Культура

Ян Цапник: «Я стар красоваться в голубом берете»

01 августа

Актёр рассказал «НВ», почему не отмечает День ВДВ, как сбежал из ОМОНа в театральный институт и чем его привлекают разные киноперсонажи


До того как стать артистом прославленного БДТ им. Г.А. Товстоногова, где он прослужил 14 лет, и до того как сняться в знаменитой «Бригаде», Ян Цапник прошёл десантуру. Накануне праздника ВДВ мы поговорили с актёром о прыжках с парашютом, игре на скрипке и о том, к чему он пришёл в Заполярье…

– В фильме об особенностях национальной свадьбы «Горько!» вы очень убедительно сыграли отчима невесты, экс-десантника. Вы ведь и в самом деле экс-десантник?

– Да, я служил в разведывательно-десантной роте, был старшим сержантом. По-моему, круче этого уже ничего нет. В армии всякое бывало, это понятно, но спустя годы в памяти всплывают всякие весёлые глупости вроде первого прыжка с парашютом, когда я летел и до самой земли орал песню «Наутилуса Помпилиуса» «Гуд-бай, Америка». 

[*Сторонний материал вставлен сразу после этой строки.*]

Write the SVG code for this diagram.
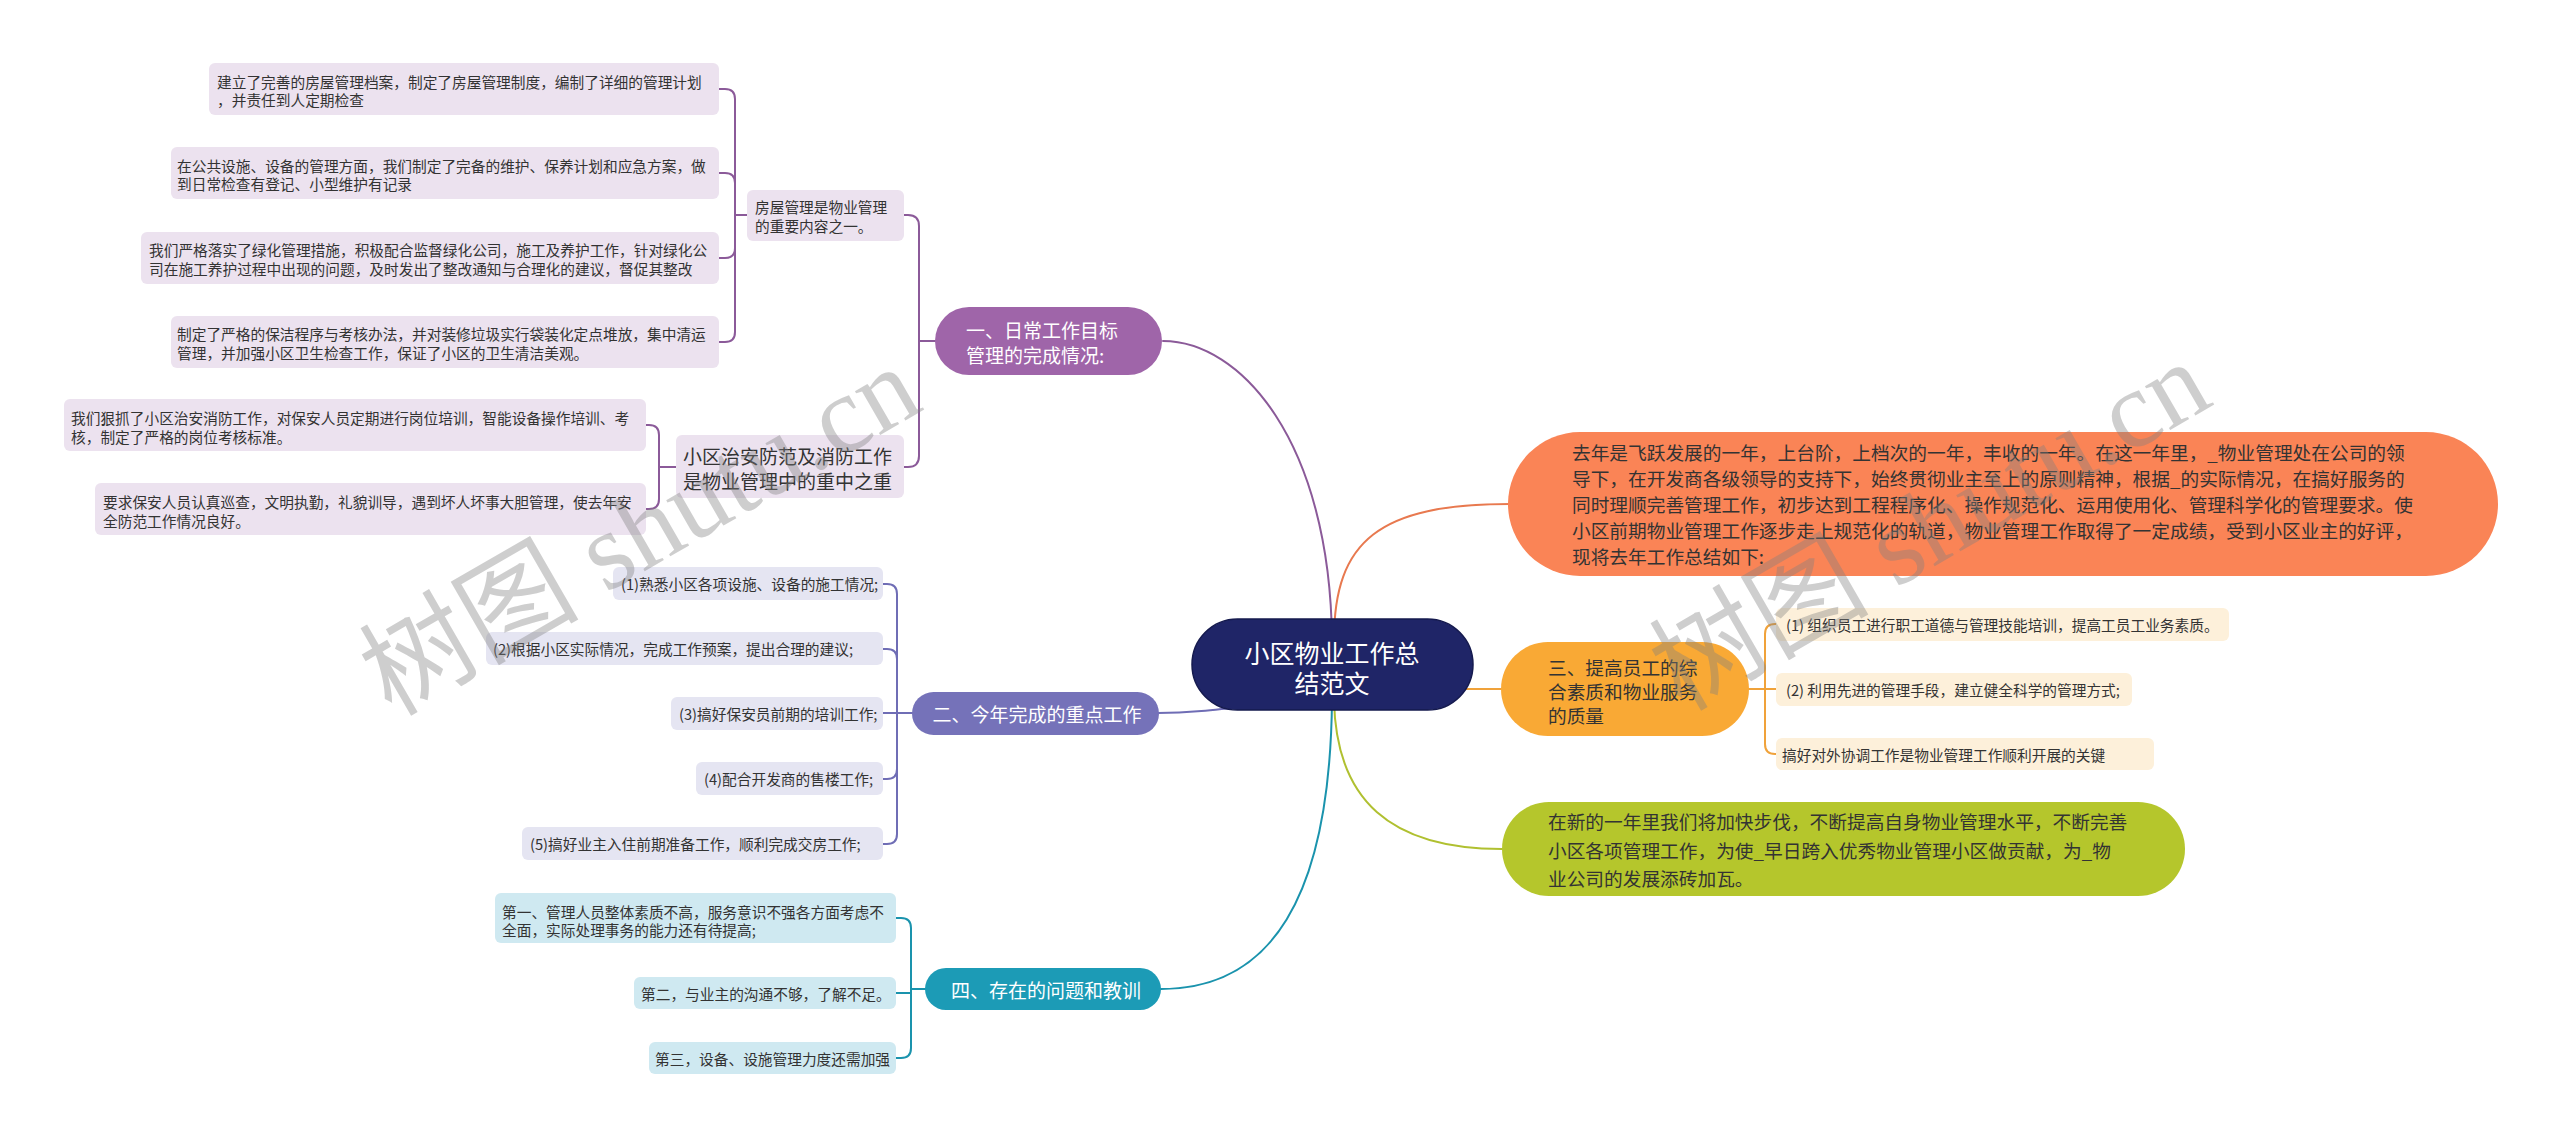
<svg xmlns="http://www.w3.org/2000/svg" width="2560" height="1137" viewBox="0 0 2560 1137">
<style>
text{font-family:"Noto Sans CJK SC","Noto Sans",sans-serif;dominant-baseline:central}
.lt{font-size:14.7px;fill:#333}
.mt{font-size:19px;fill:#333}
.wt{font-size:19px;fill:#fff}
.bt{font-size:18.7px;fill:#333}
.c{fill:none;stroke-width:2;stroke-linecap:round}
.p1{stroke:#8b5a99}.p2{stroke:#6f6db5}.p4{stroke:#1a93ad}
.po{stroke:#e8794f}.py{stroke:#f0a23a}.pg{stroke:#b0c030}
.l1{fill:#ece2ef}.l2{fill:#e5e5f2}.l4{fill:#cfe9f1}.l3{fill:#fdf0da}
.wm{font-family:"Liberation Serif","Noto Sans CJK SC",serif;font-size:110px;fill:#808080;opacity:0.38;dominant-baseline:auto}
</style>
<rect width="2560" height="1137" fill="#fff"/>
<g id="connectors">
<path class="c p1" d="M1163 341 C1240 341 1330 440 1332 640"/>
<path class="c p1" d="M935 341 H919 V226 Q919 215 908 215 H904"/>
<path class="c p1" d="M935 341 H919 V456 Q919 467 908 467 H904"/>
<path class="c p1" d="M747 215 H735 V99 Q735 89 725 89 H719"/>
<path class="c p1" d="M747 215 H735 V183 Q735 173 725 173 H719"/>
<path class="c p1" d="M747 215 H735 V248 Q735 258 725 258 H719"/>
<path class="c p1" d="M747 215 H735 V332 Q735 342 725 342 H719"/>
<path class="c p1" d="M676 467 H659 V435 Q659 425 649 425 H646"/>
<path class="c p1" d="M676 467 H659 V499 Q659 509 649 509 H646"/>
<path class="c p2" d="M1158 713 C1190 713 1215 710 1260 705"/>
<path class="c p2" d="M912 713 H897 V594 Q897 584 887 584 H883"/>
<path class="c p2" d="M912 713 H897 V659 Q897 649 887 649 H883"/>
<path class="c p2" d="M912 713 H883"/>
<path class="c p2" d="M912 713 H897 V769 Q897 779 887 779 H883"/>
<path class="c p2" d="M912 713 H897 V834 Q897 844 887 844 H883"/>
<path class="c p4" d="M1161 989 C1270 989 1330 900 1332 700"/>
<path class="c p4" d="M925 989 H911 V928 Q911 918 901 918 H896"/>
<path class="c p4" d="M925 989 H911 V993 H896"/>
<path class="c p4" d="M925 989 H911 V1048 Q911 1058 901 1058 H896"/>
<path class="c po" d="M1334 640 C1334 540 1380 504 1510 504"/>
<path class="c py" d="M1460 689 H1501"/>
<path class="c py" d="M1749 689 H1765 V634 Q1765 624 1775 624 H1776"/>
<path class="c py" d="M1749 689 H1776"/>
<path class="c py" d="M1749 689 H1765 V744 Q1765 754 1775 754 H1776"/>
<path class="c pg" d="M1334 700 C1336 800 1390 849 1502 849"/>
</g>
<g id="root">
<rect x="1192" y="619" width="281" height="91" rx="45.5" fill="#1f2567" stroke="#151a4e" stroke-width="1.5"/>
<text x="1332" y="652" text-anchor="middle" font-size="25" fill="#fff">小区物业工作总</text>
<text x="1332" y="682" text-anchor="middle" font-size="25" fill="#fff">结范文</text>
</g>
<g id="b1">
<rect x="935" y="307" width="227" height="68" rx="34" fill="#9f65a9"/>
<text class="wt" x="966" y="329">一、日常工作目标</text>
<text class="wt" x="966" y="354">管理的完成情况:</text>
</g>
<g id="b1-house">
<rect class="l1" x="747" y="190" width="157" height="51" rx="6"/>
<text class="lt" x="755" y="206">房屋管理是物业管理</text>
<text class="lt" x="755" y="225">的重要内容之一。</text>
</g>
<g id="b1-h1">
<rect class="l1" x="209" y="63" width="510" height="52" rx="6"/>
<text class="lt" x="217" y="81">建立了完善的房屋管理档案，制定了房屋管理制度，编制了详细的管理计划</text>
<text class="lt" x="217" y="99">，并责任到人定期检查</text>
</g>
<g id="b1-h2">
<rect class="l1" x="171" y="147" width="548" height="52" rx="6"/>
<text class="lt" x="177" y="165">在公共设施、设备的管理方面，我们制定了完备的维护、保养计划和应急方案，做</text>
<text class="lt" x="177" y="183">到日常检查有登记、小型维护有记录</text>
</g>
<g id="b1-h3">
<rect class="l1" x="141" y="232" width="578" height="52" rx="6"/>
<text class="lt" x="149" y="249">我们严格落实了绿化管理措施，积极配合监督绿化公司，施工及养护工作，针对绿化公</text>
<text class="lt" x="149" y="268">司在施工养护过程中出现的问题，及时发出了整改通知与合理化的建议，督促其整改</text>
</g>
<g id="b1-h4">
<rect class="l1" x="171" y="316" width="548" height="52" rx="6"/>
<text class="lt" x="177" y="333">制定了严格的保洁程序与考核办法，并对装修垃圾实行袋装化定点堆放，集中清运</text>
<text class="lt" x="177" y="352">管理，并加强小区卫生检查工作，保证了小区的卫生清洁美观。</text>
</g>
<g id="b1-security">
<rect class="l1" x="676" y="435" width="228" height="63" rx="6"/>
<text class="mt" x="683" y="455">小区治安防范及消防工作</text>
<text class="mt" x="683" y="480">是物业管理中的重中之重</text>
</g>
<g id="b1-s1">
<rect class="l1" x="64" y="399" width="582" height="52" rx="6"/>
<text class="lt" x="71" y="417">我们狠抓了小区治安消防工作，对保安人员定期进行岗位培训，智能设备操作培训、考</text>
<text class="lt" x="71" y="436">核，制定了严格的岗位考核标准。</text>
</g>
<g id="b1-s2">
<rect class="l1" x="95" y="483" width="551" height="52" rx="6"/>
<text class="lt" x="103" y="501">要求保安人员认真巡查，文明执勤，礼貌训导，遇到坏人坏事大胆管理，使去年安</text>
<text class="lt" x="103" y="520">全防范工作情况良好。</text>
</g>
<g id="b2">
<rect x="912" y="692" width="247" height="43" rx="21.5" fill="#7572b9"/>
<text class="wt" x="1037" y="713" text-anchor="middle">二、今年完成的重点工作</text>
</g>
<g id="b2-1">
<rect class="l2" x="613" y="567" width="270" height="33" rx="6"/>
<text class="lt" x="621" y="583.5">(1)熟悉小区各项设施、设备的施工情况;</text>
</g>
<g id="b2-2">
<rect class="l2" x="486" y="632" width="397" height="33" rx="6"/>
<text class="lt" x="493" y="648.5">(2)根据小区实际情况，完成工作预案，提出合理的建议;</text>
</g>
<g id="b2-3">
<rect class="l2" x="671" y="697" width="212" height="33" rx="6"/>
<text class="lt" x="679" y="713.5">(3)搞好保安员前期的培训工作;</text>
</g>
<g id="b2-4">
<rect class="l2" x="696" y="762" width="187" height="33" rx="6"/>
<text class="lt" x="704" y="778.5">(4)配合开发商的售楼工作;</text>
</g>
<g id="b2-5">
<rect class="l2" x="522" y="827" width="361" height="33" rx="6"/>
<text class="lt" x="530" y="843.5">(5)搞好业主入住前期准备工作，顺利完成交房工作;</text>
</g>
<g id="b4">
<rect x="925" y="968" width="236" height="42" rx="21" fill="#1c9bb6"/>
<text class="wt" x="1046" y="989" text-anchor="middle">四、存在的问题和教训</text>
</g>
<g id="b4-1">
<rect class="l4" x="495" y="893" width="401" height="50" rx="6"/>
<text class="lt" x="502" y="911">第一、管理人员整体素质不高，服务意识不强各方面考虑不</text>
<text class="lt" x="502" y="929">全面，实际处理事务的能力还有待提高;</text>
</g>
<g id="b4-2">
<rect class="l4" x="634" y="977" width="262" height="32" rx="6"/>
<text class="lt" x="641" y="993">第二，与业主的沟通不够，了解不足。</text>
</g>
<g id="b4-3">
<rect class="l4" x="649" y="1042" width="247" height="32" rx="6"/>
<text class="lt" x="655" y="1058">第三，设备、设施管理力度还需加强</text>
</g>
<g id="intro">
<rect x="1508" y="432" width="990" height="144" rx="72" fill="#fa8456"/>
<text class="bt" x="1572" y="451">去年是飞跃发展的一年，上台阶，上档次的一年，丰收的一年。在这一年里，_物业管理处在公司的领</text>
<text class="bt" x="1572" y="477">导下，在开发商各级领导的支持下，始终贯彻业主至上的原则精神，根据_的实际情况，在搞好服务的</text>
<text class="bt" x="1572" y="503">同时理顺完善管理工作，初步达到工程程序化、操作规范化、运用使用化、管理科学化的管理要求。使</text>
<text class="bt" x="1572" y="529">小区前期物业管理工作逐步走上规范化的轨道，物业管理工作取得了一定成绩，受到小区业主的好评，</text>
<text class="bt" x="1572" y="555">现将去年工作总结如下:</text>
</g>
<g id="b3">
<rect x="1501" y="642" width="248" height="94" rx="47" fill="#f9a935"/>
<text class="bt" x="1548" y="666">三、提高员工的综</text>
<text class="bt" x="1548" y="690">合素质和物业服务</text>
<text class="bt" x="1548" y="714">的质量</text>
</g>
<g id="b3-1">
<rect class="l3" x="1776" y="608" width="453" height="33" rx="6"/>
<text class="lt" x="1786" y="624.5">(1) 组织员工进行职工道德与管理技能培训，提高工员工业务素质。</text>
</g>
<g id="b3-2">
<rect class="l3" x="1776" y="673" width="356" height="33" rx="6"/>
<text class="lt" x="1786" y="689.5">(2) 利用先进的管理手段，建立健全科学的管理方式;</text>
</g>
<g id="b3-3">
<rect class="l3" x="1776" y="738" width="378" height="32" rx="6"/>
<text class="lt" x="1782" y="754">搞好对外协调工作是物业管理工作顺利开展的关键</text>
</g>
<g id="outlook">
<rect x="1502" y="802" width="683" height="94" rx="47" fill="#b5c62c"/>
<text class="bt" x="1548" y="820">在新的一年里我们将加快步伐，不断提高自身物业管理水平，不断完善</text>
<text class="bt" x="1548" y="849">小区各项管理工作，为使_早日跨入优秀物业管理小区做贡献，为_物</text>
<text class="bt" x="1548" y="877">业公司的发展添砖加瓦。</text>
</g>
<g id="watermarks">
<text class="wm" x="640" y="568" text-anchor="middle" transform="rotate(-30 640 531)">树图 shutu.cn</text>
<text class="wm" x="1930" y="563" text-anchor="middle" transform="rotate(-30 1930 526)">树图 shutu.cn</text>
</g>
</svg>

– Бойцов приходилось воспитывать?

– А как иначе? Там лозунг какой? «Не знаешь – научим, не хочешь – заставим». Лозунг, я считаю, правильный, иначе – анархия. Вот был у меня непутёвый боец, слишком уж инициативный, иногда даже приходилось объяснять ему физически, чего делать нельзя. Однажды на учениях – мы жили в палатках, которые обогревались буржуйками, – притащил подставку под печку. Я чуть не умер от ужаса, увидев, что он там подкладывает, – мину со времён войны! 

– Да, есть что вспомнить с товарищами, отмечая День ВДВ…

– А я его уже давно не отмечаю. Я горжусь тем, что прошёл эту школу жизни, потому что армия, как чёрно-белая фотография, всё в человеке проявляет. Но мне бы хотелось отмечать праздник с сослуживцами, с теми, кто, я знаю, не скурвился, не дал слабину за два года службы. Но, увы, кто-то умер, с кем-то просто развела судьба. А выходить в День ВДВ, только чтобы покрасоваться в голубом берете, брататься и наблюдать, как праздник заканчивается традиционным выяснением отношений и мордобоем? Нет, я уже постарел для этого…  

– Мне рассказывали, что вы и на Моховую, в Театральную академию, пришли в голубом берете, это правда?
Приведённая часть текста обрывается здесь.